*THE DATA*.
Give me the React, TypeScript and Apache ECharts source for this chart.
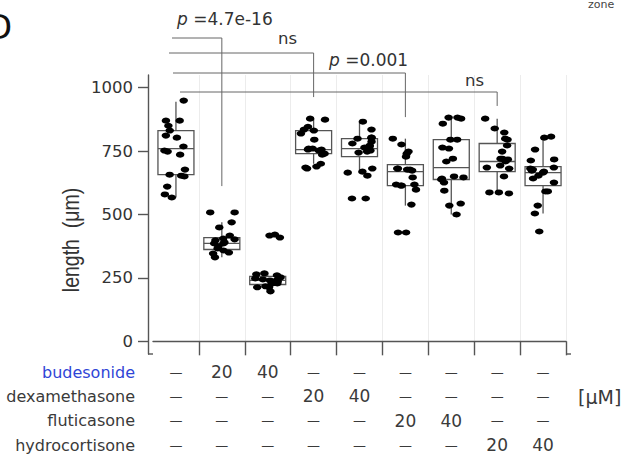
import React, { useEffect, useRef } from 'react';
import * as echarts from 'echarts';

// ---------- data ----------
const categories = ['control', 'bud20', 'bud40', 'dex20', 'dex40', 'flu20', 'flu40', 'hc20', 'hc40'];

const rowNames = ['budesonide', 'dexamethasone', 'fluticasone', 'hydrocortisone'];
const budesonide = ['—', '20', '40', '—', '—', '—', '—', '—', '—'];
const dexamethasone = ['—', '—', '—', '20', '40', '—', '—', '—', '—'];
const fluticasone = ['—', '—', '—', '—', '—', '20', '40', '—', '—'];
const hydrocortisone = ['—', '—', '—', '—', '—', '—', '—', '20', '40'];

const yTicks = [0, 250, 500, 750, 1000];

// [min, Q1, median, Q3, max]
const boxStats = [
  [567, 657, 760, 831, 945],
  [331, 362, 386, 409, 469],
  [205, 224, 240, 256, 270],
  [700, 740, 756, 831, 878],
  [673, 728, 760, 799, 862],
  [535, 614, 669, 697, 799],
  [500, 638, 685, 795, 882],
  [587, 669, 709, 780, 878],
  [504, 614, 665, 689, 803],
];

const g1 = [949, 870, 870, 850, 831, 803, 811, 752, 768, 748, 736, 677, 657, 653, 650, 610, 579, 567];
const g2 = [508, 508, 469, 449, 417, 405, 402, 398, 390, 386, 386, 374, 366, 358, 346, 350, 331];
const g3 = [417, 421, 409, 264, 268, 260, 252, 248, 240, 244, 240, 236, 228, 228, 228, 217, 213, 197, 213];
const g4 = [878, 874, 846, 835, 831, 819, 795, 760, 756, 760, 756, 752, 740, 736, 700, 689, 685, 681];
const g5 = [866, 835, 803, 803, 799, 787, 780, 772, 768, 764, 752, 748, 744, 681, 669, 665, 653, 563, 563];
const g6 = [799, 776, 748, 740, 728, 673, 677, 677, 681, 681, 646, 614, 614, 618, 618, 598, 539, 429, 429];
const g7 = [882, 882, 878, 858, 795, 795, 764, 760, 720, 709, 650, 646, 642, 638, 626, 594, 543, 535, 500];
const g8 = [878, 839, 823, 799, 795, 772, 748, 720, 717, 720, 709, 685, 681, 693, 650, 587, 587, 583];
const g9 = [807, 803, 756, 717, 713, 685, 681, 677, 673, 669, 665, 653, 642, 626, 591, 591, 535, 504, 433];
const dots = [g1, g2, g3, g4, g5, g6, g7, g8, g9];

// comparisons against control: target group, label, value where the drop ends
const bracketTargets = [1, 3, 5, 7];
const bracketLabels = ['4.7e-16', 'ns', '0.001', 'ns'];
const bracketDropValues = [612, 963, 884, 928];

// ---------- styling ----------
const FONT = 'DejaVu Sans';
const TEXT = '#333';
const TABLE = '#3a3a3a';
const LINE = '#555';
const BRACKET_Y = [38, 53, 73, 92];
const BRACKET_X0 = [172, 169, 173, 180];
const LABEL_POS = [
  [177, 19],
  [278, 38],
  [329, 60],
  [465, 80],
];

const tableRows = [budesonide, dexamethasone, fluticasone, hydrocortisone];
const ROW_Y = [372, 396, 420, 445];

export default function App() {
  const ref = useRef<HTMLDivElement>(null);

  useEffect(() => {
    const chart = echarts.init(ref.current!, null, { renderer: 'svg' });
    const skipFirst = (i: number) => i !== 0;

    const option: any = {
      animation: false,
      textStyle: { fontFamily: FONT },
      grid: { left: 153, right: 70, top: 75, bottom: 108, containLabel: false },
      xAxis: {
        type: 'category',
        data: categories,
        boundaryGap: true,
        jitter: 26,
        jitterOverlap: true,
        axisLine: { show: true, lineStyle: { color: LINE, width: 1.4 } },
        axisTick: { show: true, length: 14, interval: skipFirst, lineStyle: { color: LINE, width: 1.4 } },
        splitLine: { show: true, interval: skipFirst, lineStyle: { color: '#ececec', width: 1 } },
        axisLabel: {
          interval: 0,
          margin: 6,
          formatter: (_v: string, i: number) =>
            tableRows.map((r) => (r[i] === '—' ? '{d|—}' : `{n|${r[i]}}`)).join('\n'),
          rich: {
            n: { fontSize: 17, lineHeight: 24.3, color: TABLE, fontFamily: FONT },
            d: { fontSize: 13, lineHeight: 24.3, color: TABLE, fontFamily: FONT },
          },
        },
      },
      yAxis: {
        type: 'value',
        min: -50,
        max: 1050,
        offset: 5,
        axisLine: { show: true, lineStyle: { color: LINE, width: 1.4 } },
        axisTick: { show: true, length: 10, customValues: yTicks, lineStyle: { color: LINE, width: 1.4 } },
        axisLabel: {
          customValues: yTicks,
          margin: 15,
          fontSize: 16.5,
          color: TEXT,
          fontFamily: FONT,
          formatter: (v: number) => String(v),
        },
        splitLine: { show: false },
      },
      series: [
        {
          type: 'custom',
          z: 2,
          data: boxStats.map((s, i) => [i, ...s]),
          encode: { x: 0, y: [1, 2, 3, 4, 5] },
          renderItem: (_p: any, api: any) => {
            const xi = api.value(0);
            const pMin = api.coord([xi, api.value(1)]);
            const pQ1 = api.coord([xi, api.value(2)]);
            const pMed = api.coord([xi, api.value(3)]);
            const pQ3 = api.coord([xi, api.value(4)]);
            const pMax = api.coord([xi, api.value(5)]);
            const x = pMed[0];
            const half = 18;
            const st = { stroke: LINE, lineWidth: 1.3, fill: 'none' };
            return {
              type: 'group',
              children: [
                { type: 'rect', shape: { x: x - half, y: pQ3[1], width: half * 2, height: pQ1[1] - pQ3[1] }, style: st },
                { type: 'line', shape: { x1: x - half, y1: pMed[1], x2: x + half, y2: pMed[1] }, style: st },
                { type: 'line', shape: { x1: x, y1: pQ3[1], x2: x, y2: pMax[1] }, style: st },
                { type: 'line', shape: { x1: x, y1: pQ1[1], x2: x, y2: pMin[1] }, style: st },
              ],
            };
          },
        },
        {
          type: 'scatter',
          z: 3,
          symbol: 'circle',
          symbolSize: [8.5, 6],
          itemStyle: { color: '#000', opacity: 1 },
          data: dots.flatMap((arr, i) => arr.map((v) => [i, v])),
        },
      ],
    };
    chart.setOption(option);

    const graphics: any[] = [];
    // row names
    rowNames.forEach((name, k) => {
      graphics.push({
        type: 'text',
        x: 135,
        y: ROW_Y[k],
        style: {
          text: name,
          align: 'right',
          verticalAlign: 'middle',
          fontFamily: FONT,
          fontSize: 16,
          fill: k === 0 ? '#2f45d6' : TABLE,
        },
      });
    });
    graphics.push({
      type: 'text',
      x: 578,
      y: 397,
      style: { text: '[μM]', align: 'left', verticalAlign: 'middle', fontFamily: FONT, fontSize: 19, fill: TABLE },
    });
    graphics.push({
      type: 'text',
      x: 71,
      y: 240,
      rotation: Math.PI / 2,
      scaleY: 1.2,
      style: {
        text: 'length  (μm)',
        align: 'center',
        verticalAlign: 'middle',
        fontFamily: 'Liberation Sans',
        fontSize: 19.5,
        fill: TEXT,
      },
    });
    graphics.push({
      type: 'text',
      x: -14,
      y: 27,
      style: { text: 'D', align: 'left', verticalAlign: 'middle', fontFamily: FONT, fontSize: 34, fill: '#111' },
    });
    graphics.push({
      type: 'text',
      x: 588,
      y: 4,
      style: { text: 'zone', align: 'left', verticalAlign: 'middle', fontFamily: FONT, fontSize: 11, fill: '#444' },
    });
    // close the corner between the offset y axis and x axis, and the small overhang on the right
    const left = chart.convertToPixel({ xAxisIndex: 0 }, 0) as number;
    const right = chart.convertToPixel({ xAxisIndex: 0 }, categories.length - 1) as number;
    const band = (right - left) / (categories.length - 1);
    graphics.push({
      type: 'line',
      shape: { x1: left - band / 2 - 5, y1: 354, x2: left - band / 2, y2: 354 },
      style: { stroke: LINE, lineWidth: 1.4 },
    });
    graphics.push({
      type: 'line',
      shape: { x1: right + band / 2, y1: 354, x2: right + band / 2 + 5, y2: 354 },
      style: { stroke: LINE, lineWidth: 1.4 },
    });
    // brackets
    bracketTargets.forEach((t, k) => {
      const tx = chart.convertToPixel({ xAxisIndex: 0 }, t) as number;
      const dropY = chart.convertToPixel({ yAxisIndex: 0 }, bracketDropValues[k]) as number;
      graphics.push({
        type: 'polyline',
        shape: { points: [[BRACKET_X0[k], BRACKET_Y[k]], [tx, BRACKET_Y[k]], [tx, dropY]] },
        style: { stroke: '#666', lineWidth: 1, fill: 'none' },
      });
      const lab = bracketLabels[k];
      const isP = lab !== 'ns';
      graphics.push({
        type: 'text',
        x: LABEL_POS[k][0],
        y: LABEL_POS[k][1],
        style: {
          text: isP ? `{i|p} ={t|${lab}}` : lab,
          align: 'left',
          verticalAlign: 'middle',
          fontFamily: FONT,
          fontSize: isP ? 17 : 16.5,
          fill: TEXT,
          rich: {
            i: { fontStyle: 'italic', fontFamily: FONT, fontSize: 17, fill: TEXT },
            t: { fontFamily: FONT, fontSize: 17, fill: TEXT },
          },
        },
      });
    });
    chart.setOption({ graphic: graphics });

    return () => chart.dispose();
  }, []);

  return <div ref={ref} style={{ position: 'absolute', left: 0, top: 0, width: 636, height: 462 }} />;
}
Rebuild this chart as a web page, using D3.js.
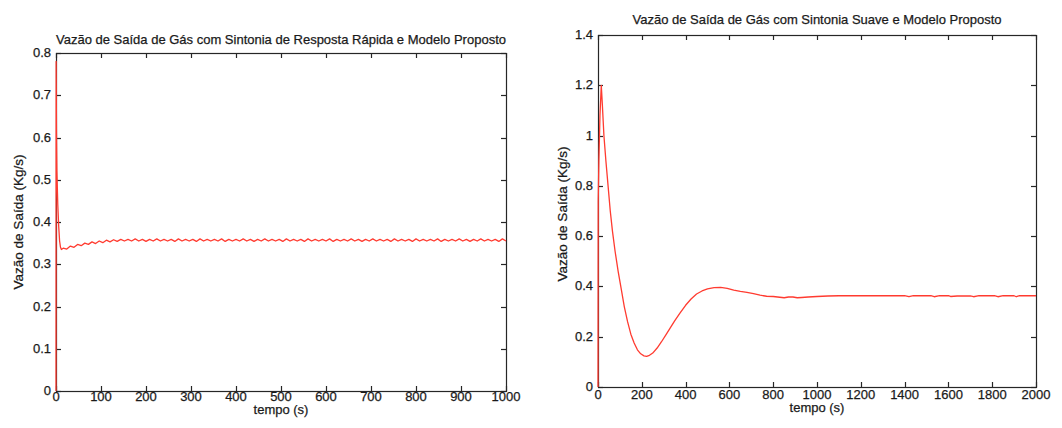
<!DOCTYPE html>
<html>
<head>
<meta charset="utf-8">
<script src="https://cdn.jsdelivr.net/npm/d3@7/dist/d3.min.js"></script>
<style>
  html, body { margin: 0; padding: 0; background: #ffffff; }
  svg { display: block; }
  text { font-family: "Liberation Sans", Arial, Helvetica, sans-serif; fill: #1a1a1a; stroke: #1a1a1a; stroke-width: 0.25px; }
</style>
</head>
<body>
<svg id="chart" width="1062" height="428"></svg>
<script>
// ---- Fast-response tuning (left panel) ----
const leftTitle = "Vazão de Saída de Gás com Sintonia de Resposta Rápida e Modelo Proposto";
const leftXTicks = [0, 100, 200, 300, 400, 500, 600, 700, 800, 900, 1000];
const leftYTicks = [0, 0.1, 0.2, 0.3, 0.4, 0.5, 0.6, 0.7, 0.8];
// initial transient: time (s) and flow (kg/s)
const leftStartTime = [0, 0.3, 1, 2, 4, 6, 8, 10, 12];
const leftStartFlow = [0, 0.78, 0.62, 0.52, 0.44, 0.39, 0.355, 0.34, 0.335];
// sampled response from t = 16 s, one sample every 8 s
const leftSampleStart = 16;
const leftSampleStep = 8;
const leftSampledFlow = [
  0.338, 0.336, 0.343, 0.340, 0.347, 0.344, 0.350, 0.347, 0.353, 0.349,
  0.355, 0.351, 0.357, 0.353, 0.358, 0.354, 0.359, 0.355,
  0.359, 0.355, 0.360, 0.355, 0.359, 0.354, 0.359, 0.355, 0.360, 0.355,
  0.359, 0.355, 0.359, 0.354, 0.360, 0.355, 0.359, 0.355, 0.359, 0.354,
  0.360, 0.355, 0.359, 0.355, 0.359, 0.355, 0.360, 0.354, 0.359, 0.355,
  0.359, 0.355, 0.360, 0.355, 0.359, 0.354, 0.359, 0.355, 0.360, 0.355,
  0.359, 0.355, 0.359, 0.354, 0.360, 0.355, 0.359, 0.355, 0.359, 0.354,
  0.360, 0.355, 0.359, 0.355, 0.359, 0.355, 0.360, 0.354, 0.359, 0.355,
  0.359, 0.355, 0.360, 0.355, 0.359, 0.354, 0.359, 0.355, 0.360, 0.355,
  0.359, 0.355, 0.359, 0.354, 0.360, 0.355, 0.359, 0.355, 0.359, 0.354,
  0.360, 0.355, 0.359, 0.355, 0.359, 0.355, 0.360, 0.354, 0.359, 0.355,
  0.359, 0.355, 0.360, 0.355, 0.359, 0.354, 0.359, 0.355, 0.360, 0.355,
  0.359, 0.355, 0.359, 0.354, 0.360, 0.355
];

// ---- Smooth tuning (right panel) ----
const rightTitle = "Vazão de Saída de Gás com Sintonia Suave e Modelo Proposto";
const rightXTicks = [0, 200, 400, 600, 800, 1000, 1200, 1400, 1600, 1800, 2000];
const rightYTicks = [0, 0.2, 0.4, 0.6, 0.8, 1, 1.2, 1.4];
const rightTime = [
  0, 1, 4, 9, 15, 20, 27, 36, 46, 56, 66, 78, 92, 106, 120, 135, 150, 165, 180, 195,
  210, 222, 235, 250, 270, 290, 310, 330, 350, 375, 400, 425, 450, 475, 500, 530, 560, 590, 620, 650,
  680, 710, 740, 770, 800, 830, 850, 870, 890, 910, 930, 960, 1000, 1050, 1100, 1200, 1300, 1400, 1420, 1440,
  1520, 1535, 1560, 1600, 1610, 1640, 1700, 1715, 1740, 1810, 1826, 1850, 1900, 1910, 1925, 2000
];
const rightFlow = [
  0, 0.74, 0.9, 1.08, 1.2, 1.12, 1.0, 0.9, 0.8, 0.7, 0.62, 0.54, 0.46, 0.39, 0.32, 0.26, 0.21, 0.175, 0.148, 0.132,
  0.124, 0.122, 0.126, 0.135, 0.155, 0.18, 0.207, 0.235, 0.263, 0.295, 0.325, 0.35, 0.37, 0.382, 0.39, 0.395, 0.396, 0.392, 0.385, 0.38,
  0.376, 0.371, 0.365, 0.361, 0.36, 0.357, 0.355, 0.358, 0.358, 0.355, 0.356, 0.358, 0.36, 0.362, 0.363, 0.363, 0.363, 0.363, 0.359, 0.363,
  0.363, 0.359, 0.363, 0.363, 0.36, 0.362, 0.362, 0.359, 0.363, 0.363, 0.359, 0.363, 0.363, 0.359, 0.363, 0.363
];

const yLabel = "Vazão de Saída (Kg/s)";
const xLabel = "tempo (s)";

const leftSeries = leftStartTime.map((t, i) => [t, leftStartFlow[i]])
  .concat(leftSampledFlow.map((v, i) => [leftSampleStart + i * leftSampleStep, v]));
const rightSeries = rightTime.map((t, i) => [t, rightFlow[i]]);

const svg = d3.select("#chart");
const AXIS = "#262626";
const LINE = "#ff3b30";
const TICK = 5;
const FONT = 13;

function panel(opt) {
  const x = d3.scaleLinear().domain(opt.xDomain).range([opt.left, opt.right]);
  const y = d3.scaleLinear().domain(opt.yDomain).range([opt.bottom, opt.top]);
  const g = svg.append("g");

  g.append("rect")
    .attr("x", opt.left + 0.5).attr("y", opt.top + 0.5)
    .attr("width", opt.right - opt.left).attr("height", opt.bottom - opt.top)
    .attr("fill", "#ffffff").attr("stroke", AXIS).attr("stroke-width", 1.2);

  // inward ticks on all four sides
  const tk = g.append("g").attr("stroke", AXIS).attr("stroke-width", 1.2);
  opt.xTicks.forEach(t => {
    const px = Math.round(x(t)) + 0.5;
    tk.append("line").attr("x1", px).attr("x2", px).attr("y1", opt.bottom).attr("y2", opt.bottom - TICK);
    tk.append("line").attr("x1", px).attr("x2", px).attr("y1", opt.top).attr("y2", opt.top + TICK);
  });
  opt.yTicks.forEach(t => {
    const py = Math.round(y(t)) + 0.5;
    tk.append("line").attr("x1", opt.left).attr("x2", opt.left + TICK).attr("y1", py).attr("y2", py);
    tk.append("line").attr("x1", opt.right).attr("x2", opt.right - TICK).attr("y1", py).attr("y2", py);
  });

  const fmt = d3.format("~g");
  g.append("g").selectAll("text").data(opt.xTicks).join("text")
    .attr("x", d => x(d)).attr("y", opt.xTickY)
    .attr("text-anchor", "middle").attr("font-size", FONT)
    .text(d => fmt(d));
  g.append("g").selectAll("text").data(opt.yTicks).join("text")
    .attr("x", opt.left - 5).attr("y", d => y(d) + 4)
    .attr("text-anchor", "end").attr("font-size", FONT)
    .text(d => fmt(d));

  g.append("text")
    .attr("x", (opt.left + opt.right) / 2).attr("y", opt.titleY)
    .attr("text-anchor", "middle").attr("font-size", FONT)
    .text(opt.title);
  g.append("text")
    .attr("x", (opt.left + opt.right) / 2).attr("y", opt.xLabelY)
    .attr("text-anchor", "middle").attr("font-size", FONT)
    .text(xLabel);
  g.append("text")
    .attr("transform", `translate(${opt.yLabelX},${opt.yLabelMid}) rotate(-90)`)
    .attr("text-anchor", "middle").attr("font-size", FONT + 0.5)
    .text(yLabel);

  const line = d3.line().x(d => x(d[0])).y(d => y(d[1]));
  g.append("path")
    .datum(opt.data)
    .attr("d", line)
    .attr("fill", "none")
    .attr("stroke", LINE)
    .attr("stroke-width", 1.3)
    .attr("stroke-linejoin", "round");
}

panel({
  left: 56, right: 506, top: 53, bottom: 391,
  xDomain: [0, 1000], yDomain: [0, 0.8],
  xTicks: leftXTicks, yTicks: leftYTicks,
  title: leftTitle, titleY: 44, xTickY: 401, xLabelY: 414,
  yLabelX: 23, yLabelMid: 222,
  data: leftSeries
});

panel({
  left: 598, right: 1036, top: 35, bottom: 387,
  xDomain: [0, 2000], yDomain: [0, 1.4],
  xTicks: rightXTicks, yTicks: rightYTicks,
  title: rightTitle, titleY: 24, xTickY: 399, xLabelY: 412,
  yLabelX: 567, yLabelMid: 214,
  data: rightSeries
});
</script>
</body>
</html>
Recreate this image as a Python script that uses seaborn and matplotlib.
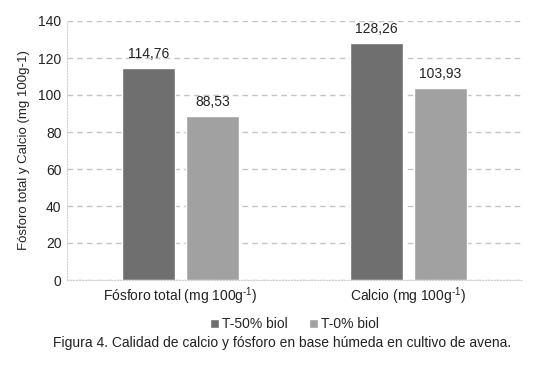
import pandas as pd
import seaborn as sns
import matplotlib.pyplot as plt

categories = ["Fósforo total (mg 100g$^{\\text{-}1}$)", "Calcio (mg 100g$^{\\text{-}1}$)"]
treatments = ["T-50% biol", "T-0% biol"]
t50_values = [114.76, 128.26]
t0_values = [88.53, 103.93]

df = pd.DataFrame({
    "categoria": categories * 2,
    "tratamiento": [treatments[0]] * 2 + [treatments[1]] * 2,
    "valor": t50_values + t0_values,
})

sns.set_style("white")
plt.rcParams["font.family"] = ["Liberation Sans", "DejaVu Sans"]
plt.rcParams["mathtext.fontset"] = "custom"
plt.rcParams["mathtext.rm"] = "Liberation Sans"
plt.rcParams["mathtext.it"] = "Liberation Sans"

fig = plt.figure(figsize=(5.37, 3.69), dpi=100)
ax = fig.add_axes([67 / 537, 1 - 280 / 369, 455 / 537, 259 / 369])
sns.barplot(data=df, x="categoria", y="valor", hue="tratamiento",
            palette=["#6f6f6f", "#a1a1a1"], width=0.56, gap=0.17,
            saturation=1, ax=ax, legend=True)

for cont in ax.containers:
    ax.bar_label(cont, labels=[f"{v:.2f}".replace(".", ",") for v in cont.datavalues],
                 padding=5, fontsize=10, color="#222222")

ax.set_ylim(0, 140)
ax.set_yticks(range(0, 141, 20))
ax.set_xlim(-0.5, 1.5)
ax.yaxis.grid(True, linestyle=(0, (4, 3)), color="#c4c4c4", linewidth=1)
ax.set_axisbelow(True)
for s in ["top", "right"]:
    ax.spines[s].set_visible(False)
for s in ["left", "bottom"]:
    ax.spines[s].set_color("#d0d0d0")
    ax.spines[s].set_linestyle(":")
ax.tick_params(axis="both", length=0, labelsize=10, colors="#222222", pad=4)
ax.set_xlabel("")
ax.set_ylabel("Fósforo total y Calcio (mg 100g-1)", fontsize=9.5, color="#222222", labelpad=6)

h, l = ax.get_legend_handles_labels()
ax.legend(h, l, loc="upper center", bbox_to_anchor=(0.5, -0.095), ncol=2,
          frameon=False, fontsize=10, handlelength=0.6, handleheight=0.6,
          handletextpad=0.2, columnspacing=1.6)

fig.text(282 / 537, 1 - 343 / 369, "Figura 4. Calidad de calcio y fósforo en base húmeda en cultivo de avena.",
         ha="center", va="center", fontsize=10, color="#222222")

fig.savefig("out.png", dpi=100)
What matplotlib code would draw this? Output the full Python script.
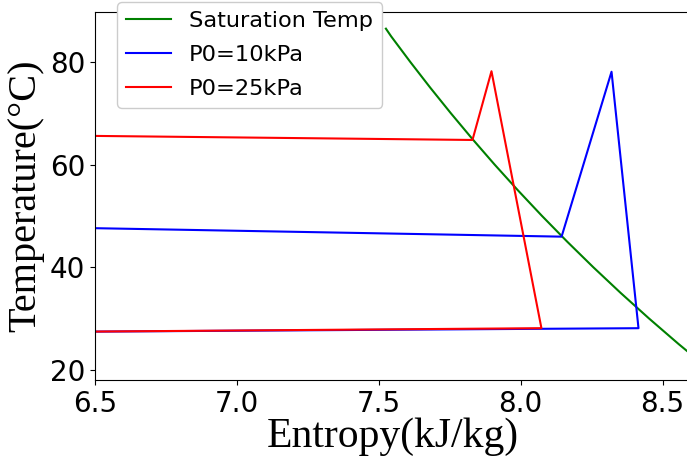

*WRITTEN PROBLEM*.
Copy in full each line that holds the word "matplotlib".

*WRITTEN ANSWER*.
Recreate this image as a Python script that uses seaborn and matplotlib.
import matplotlib.pyplot as plt
What matplotlib code would draw this? Output the full Python script.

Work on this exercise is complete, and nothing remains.